▶ **Task objective**: Exactly as written, quote every line that follows, skipping the images.
--- BEGIN Data block ---
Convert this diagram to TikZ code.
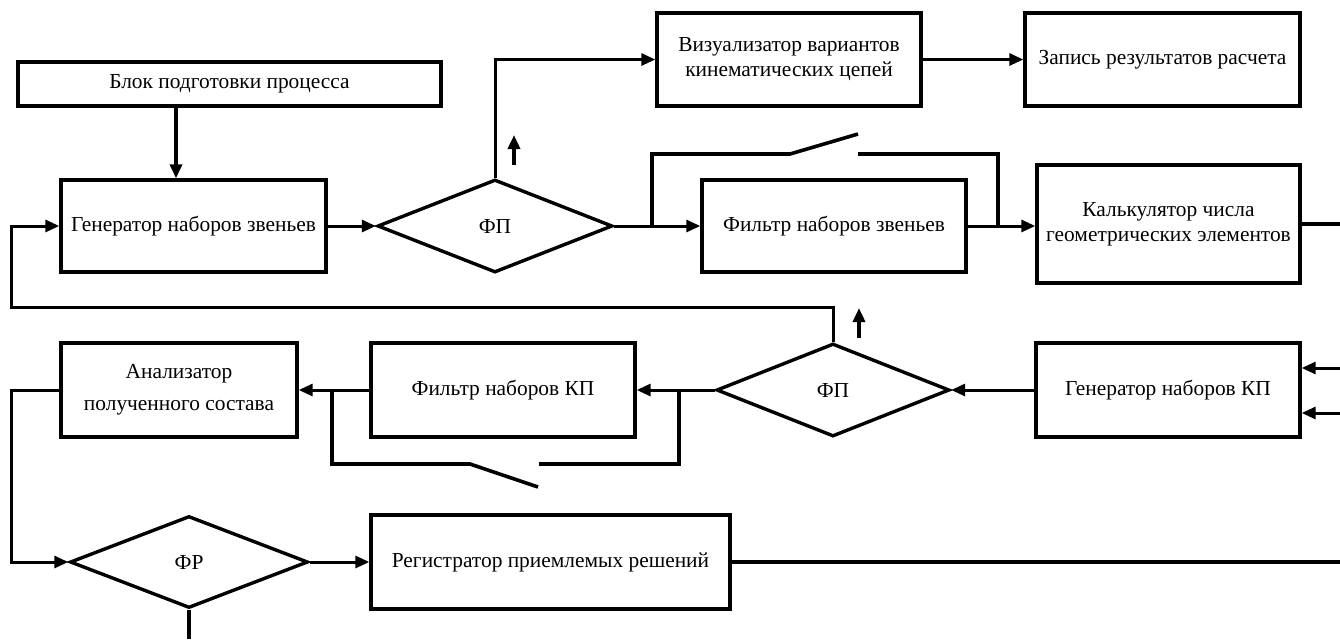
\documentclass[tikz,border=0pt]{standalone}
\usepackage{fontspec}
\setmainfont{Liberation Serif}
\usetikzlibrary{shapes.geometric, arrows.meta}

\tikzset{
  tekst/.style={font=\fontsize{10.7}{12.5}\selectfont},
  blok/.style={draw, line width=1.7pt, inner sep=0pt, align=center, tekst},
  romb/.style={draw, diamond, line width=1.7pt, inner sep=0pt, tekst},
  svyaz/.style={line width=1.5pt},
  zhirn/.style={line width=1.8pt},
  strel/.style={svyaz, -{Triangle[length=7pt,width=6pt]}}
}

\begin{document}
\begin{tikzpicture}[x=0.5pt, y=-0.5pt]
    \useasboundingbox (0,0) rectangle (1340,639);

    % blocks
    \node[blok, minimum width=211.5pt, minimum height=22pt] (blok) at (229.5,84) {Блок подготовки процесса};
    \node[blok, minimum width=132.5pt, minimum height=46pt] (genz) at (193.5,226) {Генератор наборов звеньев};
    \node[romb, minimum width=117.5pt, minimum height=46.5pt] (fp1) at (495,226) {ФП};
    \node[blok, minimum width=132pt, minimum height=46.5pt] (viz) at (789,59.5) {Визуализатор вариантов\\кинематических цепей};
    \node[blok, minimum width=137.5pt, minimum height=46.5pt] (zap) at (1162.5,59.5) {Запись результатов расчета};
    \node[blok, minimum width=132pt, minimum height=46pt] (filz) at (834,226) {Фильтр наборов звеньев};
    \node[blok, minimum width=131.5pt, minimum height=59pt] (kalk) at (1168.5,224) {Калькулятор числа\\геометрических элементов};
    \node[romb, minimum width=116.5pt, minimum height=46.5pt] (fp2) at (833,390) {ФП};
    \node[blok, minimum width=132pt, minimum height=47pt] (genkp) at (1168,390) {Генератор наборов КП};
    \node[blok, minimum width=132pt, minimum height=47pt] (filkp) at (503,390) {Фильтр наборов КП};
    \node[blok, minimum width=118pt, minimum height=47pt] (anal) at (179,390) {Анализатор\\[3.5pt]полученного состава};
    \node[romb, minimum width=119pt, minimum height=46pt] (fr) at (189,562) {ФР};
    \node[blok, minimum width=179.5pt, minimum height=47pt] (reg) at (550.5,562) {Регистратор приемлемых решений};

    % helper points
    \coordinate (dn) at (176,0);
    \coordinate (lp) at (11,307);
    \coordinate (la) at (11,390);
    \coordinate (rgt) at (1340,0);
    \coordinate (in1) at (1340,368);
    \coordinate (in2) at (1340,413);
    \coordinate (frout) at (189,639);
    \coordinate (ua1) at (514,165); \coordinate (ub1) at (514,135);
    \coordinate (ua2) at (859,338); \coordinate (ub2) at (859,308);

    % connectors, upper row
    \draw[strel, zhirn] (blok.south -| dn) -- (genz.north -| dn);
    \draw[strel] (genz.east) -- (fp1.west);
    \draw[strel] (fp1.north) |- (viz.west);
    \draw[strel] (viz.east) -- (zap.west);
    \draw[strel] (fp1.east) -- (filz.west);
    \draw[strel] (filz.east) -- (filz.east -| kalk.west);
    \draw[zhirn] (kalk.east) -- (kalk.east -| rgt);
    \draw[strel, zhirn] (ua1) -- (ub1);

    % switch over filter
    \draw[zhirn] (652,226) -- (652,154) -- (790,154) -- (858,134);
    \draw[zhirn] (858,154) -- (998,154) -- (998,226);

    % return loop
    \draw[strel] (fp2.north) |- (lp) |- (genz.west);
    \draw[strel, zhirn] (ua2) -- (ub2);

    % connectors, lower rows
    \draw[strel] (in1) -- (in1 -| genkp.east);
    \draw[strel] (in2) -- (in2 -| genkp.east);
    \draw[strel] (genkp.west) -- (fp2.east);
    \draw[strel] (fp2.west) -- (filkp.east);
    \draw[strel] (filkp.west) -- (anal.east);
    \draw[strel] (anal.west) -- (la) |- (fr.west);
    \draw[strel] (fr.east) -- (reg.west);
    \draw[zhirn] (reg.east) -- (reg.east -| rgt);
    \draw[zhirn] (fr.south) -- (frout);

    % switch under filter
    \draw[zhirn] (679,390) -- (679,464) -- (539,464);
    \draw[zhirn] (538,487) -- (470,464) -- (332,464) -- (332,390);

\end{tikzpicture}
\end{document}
--- END Data block ---
▶ **Exercise result**:
Convert this diagram to TikZ code.
\documentclass[tikz,border=0pt]{standalone}
\usepackage{fontspec}
\setmainfont{Liberation Serif}
\usetikzlibrary{shapes.geometric, arrows.meta}

\tikzset{
  tekst/.style={font=\fontsize{10.7}{12.5}\selectfont},
  blok/.style={draw, line width=1.7pt, inner sep=0pt, align=center, tekst},
  romb/.style={draw, diamond, line width=1.7pt, inner sep=0pt, tekst},
  svyaz/.style={line width=1.5pt},
  zhirn/.style={line width=1.8pt},
  strel/.style={svyaz, -{Triangle[length=7pt,width=6pt]}}
}

\begin{document}
\begin{tikzpicture}[x=0.5pt, y=-0.5pt]
    \useasboundingbox (0,0) rectangle (1340,639);

    % blocks
    \node[blok, minimum width=211.5pt, minimum height=22pt] (blok) at (229.5,84) {Блок подготовки процесса};
    \node[blok, minimum width=132.5pt, minimum height=46pt] (genz) at (193.5,226) {Генератор наборов звеньев};
    \node[romb, minimum width=117.5pt, minimum height=46.5pt] (fp1) at (495,226) {ФП};
    \node[blok, minimum width=132pt, minimum height=46.5pt] (viz) at (789,59.5) {Визуализатор вариантов\\кинематических цепей};
    \node[blok, minimum width=137.5pt, minimum height=46.5pt] (zap) at (1162.5,59.5) {Запись результатов расчета};
    \node[blok, minimum width=132pt, minimum height=46pt] (filz) at (834,226) {Фильтр наборов звеньев};
    \node[blok, minimum width=131.5pt, minimum height=59pt] (kalk) at (1168.5,224) {Калькулятор числа\\геометрических элементов};
    \node[romb, minimum width=116.5pt, minimum height=46.5pt] (fp2) at (833,390) {ФП};
    \node[blok, minimum width=132pt, minimum height=47pt] (genkp) at (1168,390) {Генератор наборов КП};
    \node[blok, minimum width=132pt, minimum height=47pt] (filkp) at (503,390) {Фильтр наборов КП};
    \node[blok, minimum width=118pt, minimum height=47pt] (anal) at (179,390) {Анализатор\\[3.5pt]полученного состава};
    \node[romb, minimum width=119pt, minimum height=46pt] (fr) at (189,562) {ФР};
    \node[blok, minimum width=179.5pt, minimum height=47pt] (reg) at (550.5,562) {Регистратор приемлемых решений};

    % helper points
    \coordinate (dn) at (176,0);
    \coordinate (lp) at (11,307);
    \coordinate (la) at (11,390);
    \coordinate (rgt) at (1340,0);
    \coordinate (in1) at (1340,368);
    \coordinate (in2) at (1340,413);
    \coordinate (frout) at (189,639);
    \coordinate (ua1) at (514,165); \coordinate (ub1) at (514,135);
    \coordinate (ua2) at (859,338); \coordinate (ub2) at (859,308);

    % connectors, upper row
    \draw[strel, zhirn] (blok.south -| dn) -- (genz.north -| dn);
    \draw[strel] (genz.east) -- (fp1.west);
    \draw[strel] (fp1.north) |- (viz.west);
    \draw[strel] (viz.east) -- (zap.west);
    \draw[strel] (fp1.east) -- (filz.west);
    \draw[strel] (filz.east) -- (filz.east -| kalk.west);
    \draw[zhirn] (kalk.east) -- (kalk.east -| rgt);
    \draw[strel, zhirn] (ua1) -- (ub1);

    % switch over filter
    \draw[zhirn] (652,226) -- (652,154) -- (790,154) -- (858,134);
    \draw[zhirn] (858,154) -- (998,154) -- (998,226);

    % return loop
    \draw[strel] (fp2.north) |- (lp) |- (genz.west);
    \draw[strel, zhirn] (ua2) -- (ub2);

    % connectors, lower rows
    \draw[strel] (in1) -- (in1 -| genkp.east);
    \draw[strel] (in2) -- (in2 -| genkp.east);
    \draw[strel] (genkp.west) -- (fp2.east);
    \draw[strel] (fp2.west) -- (filkp.east);
    \draw[strel] (filkp.west) -- (anal.east);
    \draw[strel] (anal.west) -- (la) |- (fr.west);
    \draw[strel] (fr.east) -- (reg.west);
    \draw[zhirn] (reg.east) -- (reg.east -| rgt);
    \draw[zhirn] (fr.south) -- (frout);

    % switch under filter
    \draw[zhirn] (679,390) -- (679,464) -- (539,464);
    \draw[zhirn] (538,487) -- (470,464) -- (332,464) -- (332,390);

\end{tikzpicture}
\end{document}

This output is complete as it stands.